#### [EXERCISE DIRECTIONS]
Find how many lines of the listing below include the word "that", then report the number by itself.

#### [Records from a data source]
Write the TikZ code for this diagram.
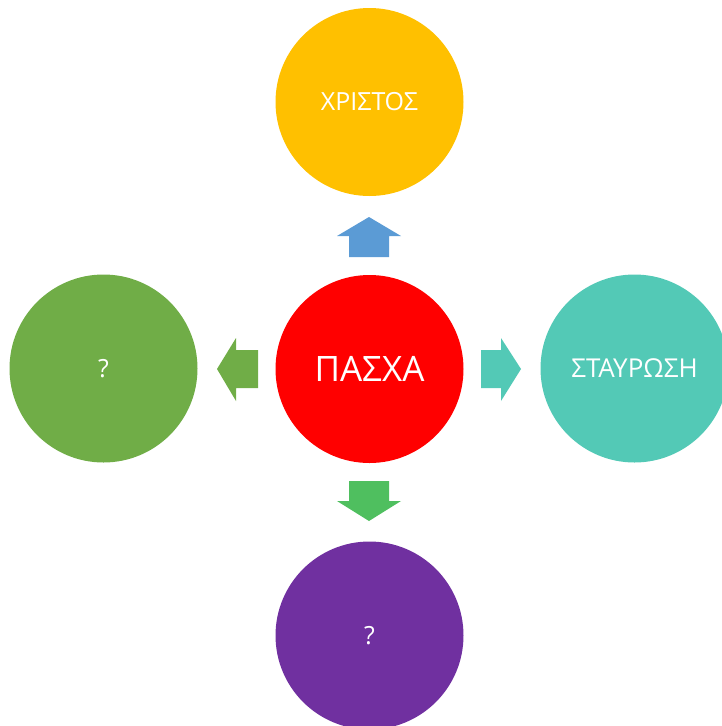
\documentclass[tikz,border=0pt]{standalone}
\usepackage{fontspec}
\setmainfont{Open Sans}
\definecolor{cyellow}{HTML}{FFC000}
\definecolor{cred}{HTML}{FF0000}
\definecolor{cgreen}{HTML}{70AD47}
\definecolor{cteal}{HTML}{53C9B6}
\definecolor{cpurple}{HTML}{7030A0}
\definecolor{cblue}{HTML}{5B9BD5}
\definecolor{cgreenb}{HTML}{4FBF5F}
\begin{document}
\begin{tikzpicture}[x=1pt,y=-1pt,
  bubble/.style={circle,minimum size=188pt,inner sep=0pt,text=white,font=\fontsize{25}{28}\selectfont}]
\useasboundingbox (0,0) rectangle (722,726);
\begin{scope}
\clip (0,0) rectangle (722,726);
\node[bubble,fill=cred,font=\fontsize{35}{40}\selectfont] (c) at (369.5,369) {ΠΑΣΧΑ};
\node[bubble,fill=cyellow] (t) at (369.5,102) {ΧΡΙΣΤΟΣ};
\node[bubble,fill=cgreen] (l) at (103.5,368.5) {?};
\node[bubble,fill=cteal,font=\fontsize{26}{28}\selectfont] (r) at (634.5,368.5) {ΣΤΑΥΡΩΣΗ};
\node[bubble,fill=cpurple] (b) at (369.5,635.5) {?};
% block arrows
\fill[cblue] (369,217) -- (401,236) -- (389,236) -- (389,257) -- (349,257) -- (349,236) -- (337,236) -- cycle;
\fill[cgreen] (217,369) -- (236,338) -- (236,350) -- (258,350) -- (258,388) -- (236,388) -- (236,401) -- cycle;
\fill[cteal] (521,369) -- (501,338) -- (501,350) -- (481,350) -- (481,388) -- (501,388) -- (501,401) -- cycle;
\fill[cgreenb] (369,521) -- (401,501) -- (389,501) -- (389,481) -- (349,481) -- (349,501) -- (337,501) -- cycle;
\end{scope}
\end{tikzpicture}
\end{document}
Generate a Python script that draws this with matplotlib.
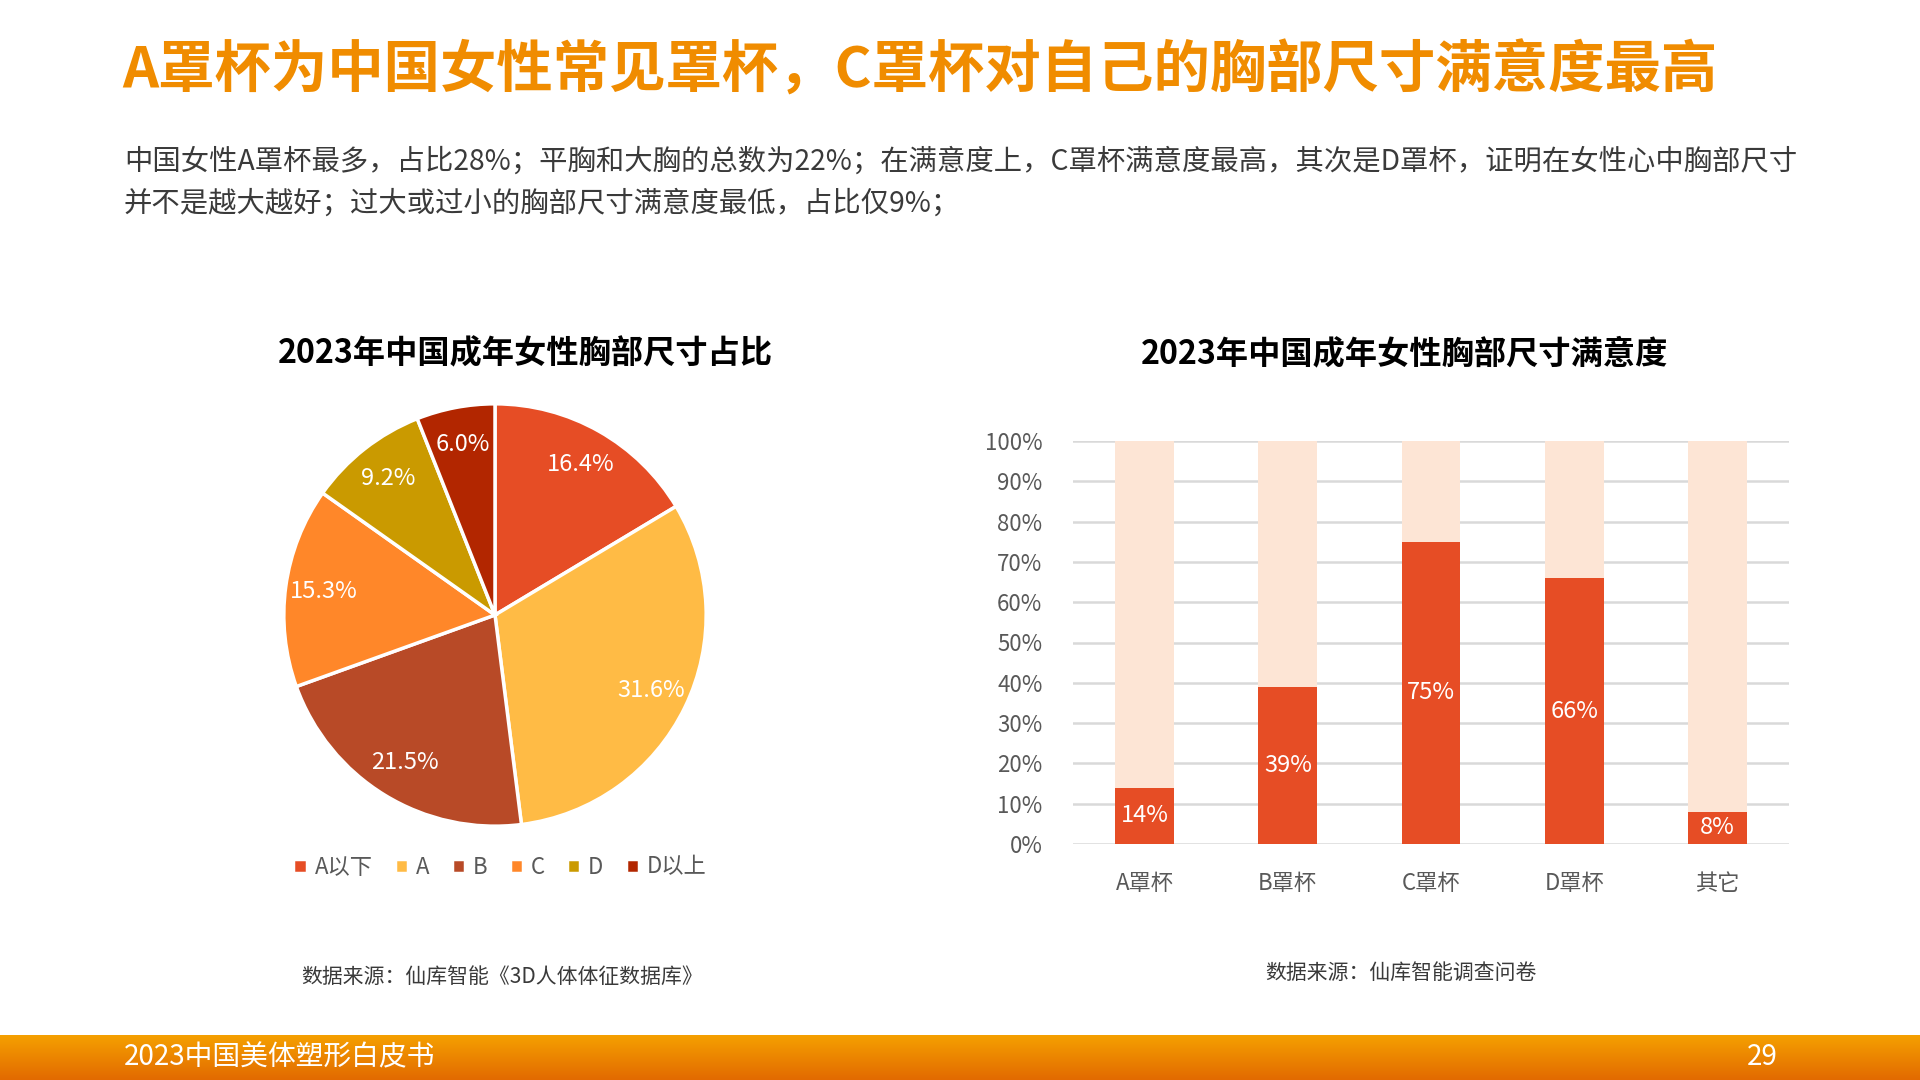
import matplotlib
matplotlib.use("Agg")
import matplotlib.pyplot as plt
import numpy as np
from matplotlib.colors import LinearSegmentedColormap

plt.rcParams['font.family'] = ['Noto Sans CJK SC', 'DejaVu Sans']

# ---- data ----
title = "A罩杯为中国女性常见罩杯，C罩杯对自己的胸部尺寸满意度最高"
subtitle_1 = "中国女性A罩杯最多，占比28%；平胸和大胸的总数为22%；在满意度上，C罩杯满意度最高，其次是D罩杯，证明在女性心中胸部尺寸"
subtitle_2 = "并不是越大越好；过大或过小的胸部尺寸满意度最低，占比仅9%；"

pie_title = "2023年中国成年女性胸部尺寸占比"
pie_labels = ["A以下", "A", "B", "C", "D", "D以上"]
pie_values = [16.4, 31.6, 21.5, 15.3, 9.2, 6.0]
pie_colors = ["#E64D25", "#FFBB45", "#B84A27", "#FF8729", "#CA9A00", "#B22600"]
pie_source = "数据来源：仙库智能《3D人体体征数据库》"

bar_title = "2023年中国成年女性胸部尺寸满意度"
bar_categories = ["A罩杯", "B罩杯", "C罩杯", "D罩杯", "其它"]
bar_values = [14, 39, 75, 66, 8]
bar_total = [100, 100, 100, 100, 100]
bar_ticks = [0, 10, 20, 30, 40, 50, 60, 70, 80, 90, 100]
bar_source = "数据来源：仙库智能调查问卷"

footer_text = "2023中国美体塑形白皮书"
page_no = "29"

# ---- figure ----
W, H = 1920, 1080
fig = plt.figure(figsize=(19.2, 10.8), dpi=100)
fig.patch.set_facecolor("white")

def fx(x):
    return x / W

def fy(y):
    return 1 - y / H

# title and subtitle
fig.text(fx(122), fy(71), title, fontsize=40.6, fontweight="bold", color="#F08C00",
         ha="left", va="center")
fig.text(fx(124), fy(162), subtitle_1, fontsize=20.4, color="#3A3A3A", ha="left", va="center",
         fontweight="light")
fig.text(fx(124), fy(204), subtitle_2, fontsize=20.4, color="#3A3A3A", ha="left", va="center",
         fontweight="light")

# ---- pie ----
cx, cy, r = 495, 615, 208
ax_pie = fig.add_axes([fx(cx - r), fy(cy + r), 2 * r / W, 2 * r / H])
wedges, texts, autotexts = ax_pie.pie(
    pie_values, colors=pie_colors, startangle=90, counterclock=False,
    autopct=lambda p: f"{p:.1f}%", pctdistance=0.82,
    wedgeprops=dict(edgecolor="white", linewidth=2.5),
    textprops=dict(color="white", fontsize=17, fontweight="light"))
ax_pie.set_xlim(-0.985, 0.985)
ax_pie.set_ylim(-0.985, 0.985)
ax_pie.set_aspect("equal")
ax_pie.axis("off")

fig.text(fx(525), fy(354), pie_title, fontsize=23.2, fontweight="bold", color="black",
         ha="center", va="center")

leg = fig.legend(wedges, pie_labels, loc="center", bbox_to_anchor=(fx(500), fy(867)),
                 ncol=6, frameon=False, fontsize=16, handlelength=0.6, handleheight=0.6,
                 handletextpad=0.35, columnspacing=1.0, labelcolor="#595959")
for t in leg.get_texts():
    t.set_fontweight("light")

fig.text(fx(502), fy(977), pie_source, fontsize=15, color="#3A3A3A", ha="center", va="center",
         fontweight="light")

# ---- bar ----
ax_bar = fig.add_axes([fx(1073), fy(844), (1789 - 1073) / W, (844 - 441) / H])
x = np.arange(len(bar_categories))
ax_bar.bar(x, bar_total, width=0.41, color="#FDE5D5", zorder=2)
bars = ax_bar.bar(x, bar_values, width=0.41, color="#E64D25", zorder=3)
for xi, v in zip(x, bar_values):
    ax_bar.text(xi, v / 2, f"{v}%", ha="center", va="center", color="white",
                fontsize=17, fontweight="light", zorder=4)
ax_bar.set_xlim(-0.5, 4.5)
ax_bar.set_ylim(0, 100)
ax_bar.set_yticks(bar_ticks)
ax_bar.set_yticklabels([f"{t}%" for t in bar_ticks], color="#595959", fontsize=16,
                       fontweight="light")
ax_bar.set_xticks(x)
ax_bar.set_xticklabels(bar_categories, color="#595959", fontsize=16, fontweight="light")
ax_bar.tick_params(axis="both", length=0)
ax_bar.tick_params(axis="y", pad=22)
ax_bar.tick_params(axis="x", pad=20)
ax_bar.grid(axis="y", color="#D9D9D9", linewidth=1.8, zorder=1)
for s in ax_bar.spines.values():
    s.set_visible(False)
ax_bar.set_axisbelow(True)

fig.text(fx(1405), fy(354), bar_title, fontsize=23.2, fontweight="bold", color="black",
         ha="center", va="center")
fig.text(fx(1401), fy(973), bar_source, fontsize=15, color="#3A3A3A", ha="center", va="center",
         fontweight="light")

# ---- footer ----
ax_f = fig.add_axes([0, 0, 1, 45 / H])
cmap = LinearSegmentedColormap.from_list("ft", ["#F5A000", "#E26A00"])
grad = np.linspace(0, 1, 64).reshape(-1, 1)
ax_f.imshow(grad, aspect="auto", cmap=cmap, extent=[0, 1, 0, 1], origin="upper")
ax_f.axis("off")
fig.text(fx(124), fy(1057), footer_text, fontsize=20, color="white", ha="left", va="center",
         fontweight="light")
fig.text(fx(1778), fy(1057), page_no, fontsize=20, color="white", ha="right", va="center",
         fontweight="light")

fig.savefig("out.png", dpi=100, facecolor="white")
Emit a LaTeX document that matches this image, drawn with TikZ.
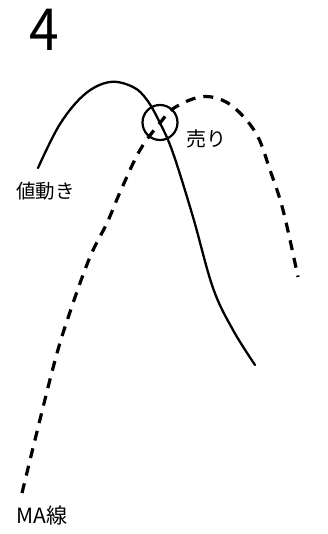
\documentclass[tikz,border=0pt]{standalone}
\usepackage{fontspec}
\newfontfamily\jp{Noto Sans CJK JP}
\begin{document}
\begin{tikzpicture}[x=1pt,y=-1pt,
  price/.style={line width=2.3pt,line cap=round,line join=round},
  maline/.style={line width=3.2pt,dash pattern=on 10pt off 8pt},
  lbl/.style={inner sep=0pt,font=\jp}]
\useasboundingbox (0,0) rectangle (327,534);
\node[lbl,anchor=base west,font=\jp\fontsize{58}{58}\selectfont,xscale=0.92] (num) at (29,51) {4};
% price curve
\draw[price] plot[smooth,tension=0.6] coordinates {(38,168) (60,124) (85,94) (110,82) (133,87) (147,100) (160,123) (173,153) (193,217) (213,288) (233,330) (255,365)};
% MA line
\draw[maline] plot[smooth,tension=0.6] coordinates {(22,493) (53,368) (70,312) (90,257) (107,223) (121,190) (140,150) (160,123) (174,108) (200,97) (222,100) (241,114) (258,137) (270,170) (283,210) (298,277)};
\node[draw,circle,line width=2.2pt,minimum size=35pt,inner sep=0pt] (cross) at (160,122.5) {};
\node[lbl,anchor=west,font=\jp\fontsize{20}{20}\selectfont] (sell) at (186,139) {売り};
\node[lbl,anchor=west,font=\jp\fontsize{19.5}{19.5}\selectfont] (pr) at (16,191) {値動き};
\node[lbl,anchor=west,font=\jp\fontsize{21}{21}\selectfont] (ma) at (16,516) {MA線};
\end{tikzpicture}
\end{document}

#### [SOLUTION TO THE PROBLEM]
2